What is asked: Please transcribe the data below exactly. Leave the pictures out.

Dataset content:
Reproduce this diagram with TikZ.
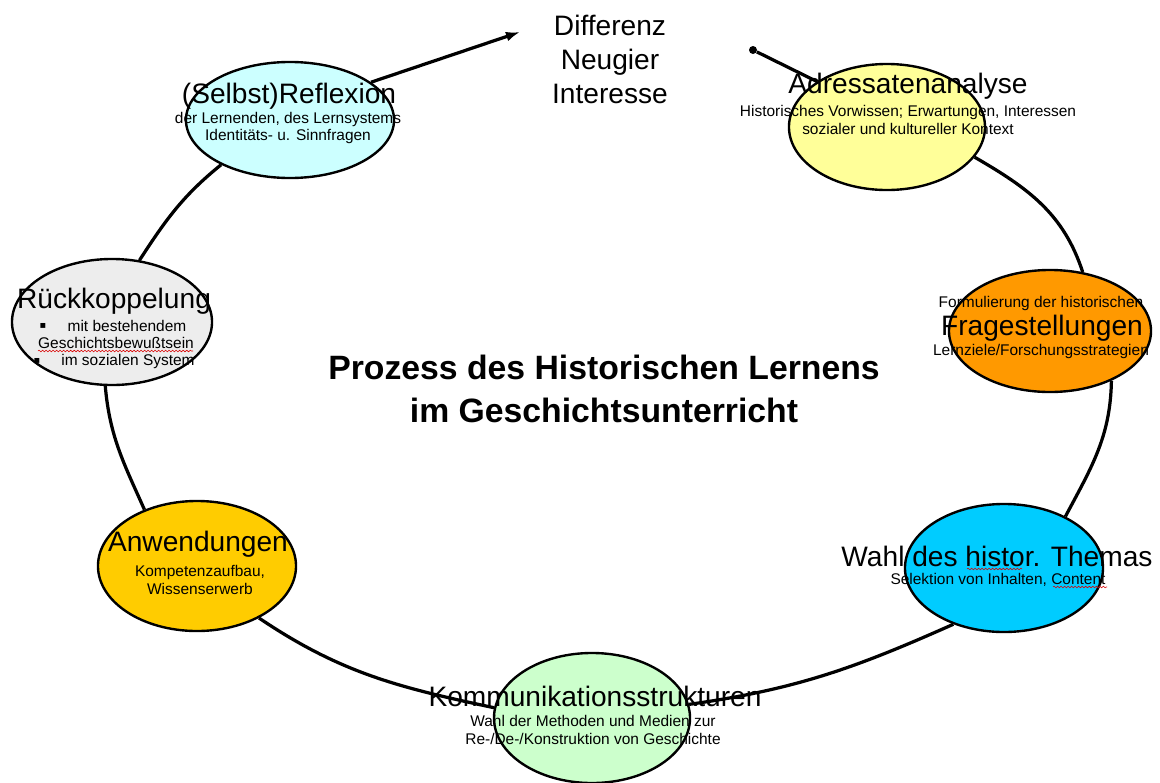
\documentclass[tikz,border=0pt]{standalone}
\usepackage{fontspec}
\setmainfont{Liberation Sans}
\newfontfamily\symfont{DejaVu Sans}
\usetikzlibrary{arrows.meta,shapes.geometric,decorations.pathmorphing}
\definecolor{creflx}{HTML}{CCFFFF}
\definecolor{cadr}{HTML}{FFFF99}
\definecolor{cfrage}{HTML}{FF9900}
\definecolor{crueck}{HTML}{EDEDED}
\definecolor{cwahl}{HTML}{00CCFF}
\definecolor{canw}{HTML}{FFCC00}
\definecolor{ckomm}{HTML}{CCFFCC}
\begin{document}
\begin{tikzpicture}[x=0.025cm,y=-0.025cm,
  blob/.style={ellipse,draw=black,line width=1.7pt,inner sep=0pt},
  loopline/.style={draw=black,line width=2.3pt},
  big/.style={font=\fontsize{20}{22}\selectfont,inner sep=0pt},
  small/.style={font=\fontsize{11}{12.5}\selectfont,align=center,inner sep=0pt},
  bul/.style={font=\symfont\fontsize{7}{8}\selectfont,inner sep=0pt},
  squig/.style={draw=red!85!black,line width=0.4pt,decorate,decoration={snake,amplitude=0.6pt,segment length=2.5pt}}
]
\useasboundingbox[fill=white] (0,0) rectangle (1160,783);

% ellipses
\node[blob,fill=creflx,minimum width=5.2cm,minimum height=2.9cm] (refl) at (290,120) {};
\node[blob,fill=cadr,minimum width=4.9cm,minimum height=3.15cm] (adr) at (887,127) {};
\node[blob,fill=cfrage,minimum width=5.05cm,minimum height=3.05cm] (frage) at (1050,331) {};
\node[blob,fill=crueck,minimum width=5.0cm,minimum height=3.15cm] (rueck) at (112,322) {};
\node[blob,fill=cwahl,minimum width=4.95cm,minimum height=3.2cm] (wahl) at (1004,568) {};
\node[blob,fill=canw,minimum width=4.95cm,minimum height=3.25cm] (anw) at (197,566) {};
\node[blob,fill=ckomm,minimum width=4.9cm,minimum height=3.25cm] (komm) at (592,718) {};

\node[circle,fill=black,inner sep=0pt,minimum size=0.2cm] (dot) at (753,50) {};
\coordinate (tip) at (520,32);

% loop connectors
\draw[loopline] (dot) -- (adr.147);
\draw[loopline] (adr.-19) to[out=-30,in=108] (frage.61);
\draw[loopline] (frage.-39) to[out=-91,in=62] (wahl.40);
\draw[loopline] (wahl.228) to[out=204,in=8] (komm.8);
\draw[loopline] (komm.174) to[out=168,in=-34] (anw.-40);
\draw[loopline] (anw.133) to[out=114,in=-85] (rueck.264);
\draw[loopline] (rueck.66) to[out=57,in=219] (refl.213);
\draw[loopline,-{Latex[length=10pt,width=7pt]}] (refl.25) -- (tip);

% texts
\node[big] (trefl) at (289,96) {(Selbst)Reflexion};
\node[small] (srefl) at (288,128) {der Lernenden, des Lernsystems\\Identitäts- u. Sinnfragen};

\node[big] (tadr) at (908,86) {Adressatenanalyse};
\node[small] (sadr) at (908,120) {Historisches Vorwissen; Erwartungen, Interessen\\sozialer und kultureller Kontext};

\node[small] (sfrage1) at (1041,303) {Formulierung der historischen};
\node[big] (tfrage) at (1042,328) {Fragestellungen};
\node[small] (sfrage2) at (1041,351) {Lernziele/Forschungsstrategien};

\node[big] (trueck) at (114,301) {Rückkoppelung};
\node[bul] (b1) at (43,326) {▪};
\node[small] (r1) at (127,326) {mit bestehendem};
\node[small] (r2) at (116,343) {Geschichtsbewußtsein};
\node[bul] (b2) at (37,361) {▪};
\node[small] (r3) at (128,361) {im sozialen System};

\node[big] (twahl) at (997,556) {Wahl des histor. Themas};
\node[small] (swahl) at (998,580) {Selektion von Inhalten, Content};

\node[big] (tanw) at (198,544) {Anwendungen};
\node[small] (sanw) at (200,580) {Kompetenzaufbau,\\Wissenserwerb};

\node[big] (tkomm) at (595,696) {Kommunikationsstrukturen};
\node[small] (skomm) at (593,730) {Wahl der Methoden und Medien zur\\Re-/De-/Konstruktion von Geschichte};

\node[font=\fontsize{20}{24.2}\selectfont,align=center,inner sep=0pt] (diff) at (610,59) {Differenz\\Neugier\\Interesse};

\node[font=\bfseries\fontsize{24}{30}\selectfont,align=center,inner sep=0pt] (title) at (604,389) {Prozess des Historischen Lernens\\im Geschichtsunterricht};

% spell-check squiggles
\draw[squig] (38,351) -- (193,351);
\draw[squig] (967,569) -- (1022,569);
\draw[squig] (1053,587) -- (1107,587);
\end{tikzpicture}
\end{document}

Solution for this problem:
Reproduce this diagram with TikZ.
\documentclass[tikz,border=0pt]{standalone}
\usepackage{fontspec}
\setmainfont{Liberation Sans}
\newfontfamily\symfont{DejaVu Sans}
\usetikzlibrary{arrows.meta,shapes.geometric,decorations.pathmorphing}
\definecolor{creflx}{HTML}{CCFFFF}
\definecolor{cadr}{HTML}{FFFF99}
\definecolor{cfrage}{HTML}{FF9900}
\definecolor{crueck}{HTML}{EDEDED}
\definecolor{cwahl}{HTML}{00CCFF}
\definecolor{canw}{HTML}{FFCC00}
\definecolor{ckomm}{HTML}{CCFFCC}
\begin{document}
\begin{tikzpicture}[x=0.025cm,y=-0.025cm,
  blob/.style={ellipse,draw=black,line width=1.7pt,inner sep=0pt},
  loopline/.style={draw=black,line width=2.3pt},
  big/.style={font=\fontsize{20}{22}\selectfont,inner sep=0pt},
  small/.style={font=\fontsize{11}{12.5}\selectfont,align=center,inner sep=0pt},
  bul/.style={font=\symfont\fontsize{7}{8}\selectfont,inner sep=0pt},
  squig/.style={draw=red!85!black,line width=0.4pt,decorate,decoration={snake,amplitude=0.6pt,segment length=2.5pt}}
]
\useasboundingbox[fill=white] (0,0) rectangle (1160,783);

% ellipses
\node[blob,fill=creflx,minimum width=5.2cm,minimum height=2.9cm] (refl) at (290,120) {};
\node[blob,fill=cadr,minimum width=4.9cm,minimum height=3.15cm] (adr) at (887,127) {};
\node[blob,fill=cfrage,minimum width=5.05cm,minimum height=3.05cm] (frage) at (1050,331) {};
\node[blob,fill=crueck,minimum width=5.0cm,minimum height=3.15cm] (rueck) at (112,322) {};
\node[blob,fill=cwahl,minimum width=4.95cm,minimum height=3.2cm] (wahl) at (1004,568) {};
\node[blob,fill=canw,minimum width=4.95cm,minimum height=3.25cm] (anw) at (197,566) {};
\node[blob,fill=ckomm,minimum width=4.9cm,minimum height=3.25cm] (komm) at (592,718) {};

\node[circle,fill=black,inner sep=0pt,minimum size=0.2cm] (dot) at (753,50) {};
\coordinate (tip) at (520,32);

% loop connectors
\draw[loopline] (dot) -- (adr.147);
\draw[loopline] (adr.-19) to[out=-30,in=108] (frage.61);
\draw[loopline] (frage.-39) to[out=-91,in=62] (wahl.40);
\draw[loopline] (wahl.228) to[out=204,in=8] (komm.8);
\draw[loopline] (komm.174) to[out=168,in=-34] (anw.-40);
\draw[loopline] (anw.133) to[out=114,in=-85] (rueck.264);
\draw[loopline] (rueck.66) to[out=57,in=219] (refl.213);
\draw[loopline,-{Latex[length=10pt,width=7pt]}] (refl.25) -- (tip);

% texts
\node[big] (trefl) at (289,96) {(Selbst)Reflexion};
\node[small] (srefl) at (288,128) {der Lernenden, des Lernsystems\\Identitäts- u. Sinnfragen};

\node[big] (tadr) at (908,86) {Adressatenanalyse};
\node[small] (sadr) at (908,120) {Historisches Vorwissen; Erwartungen, Interessen\\sozialer und kultureller Kontext};

\node[small] (sfrage1) at (1041,303) {Formulierung der historischen};
\node[big] (tfrage) at (1042,328) {Fragestellungen};
\node[small] (sfrage2) at (1041,351) {Lernziele/Forschungsstrategien};

\node[big] (trueck) at (114,301) {Rückkoppelung};
\node[bul] (b1) at (43,326) {▪};
\node[small] (r1) at (127,326) {mit bestehendem};
\node[small] (r2) at (116,343) {Geschichtsbewußtsein};
\node[bul] (b2) at (37,361) {▪};
\node[small] (r3) at (128,361) {im sozialen System};

\node[big] (twahl) at (997,556) {Wahl des histor. Themas};
\node[small] (swahl) at (998,580) {Selektion von Inhalten, Content};

\node[big] (tanw) at (198,544) {Anwendungen};
\node[small] (sanw) at (200,580) {Kompetenzaufbau,\\Wissenserwerb};

\node[big] (tkomm) at (595,696) {Kommunikationsstrukturen};
\node[small] (skomm) at (593,730) {Wahl der Methoden und Medien zur\\Re-/De-/Konstruktion von Geschichte};

\node[font=\fontsize{20}{24.2}\selectfont,align=center,inner sep=0pt] (diff) at (610,59) {Differenz\\Neugier\\Interesse};

\node[font=\bfseries\fontsize{24}{30}\selectfont,align=center,inner sep=0pt] (title) at (604,389) {Prozess des Historischen Lernens\\im Geschichtsunterricht};

% spell-check squiggles
\draw[squig] (38,351) -- (193,351);
\draw[squig] (967,569) -- (1022,569);
\draw[squig] (1053,587) -- (1107,587);
\end{tikzpicture}
\end{document}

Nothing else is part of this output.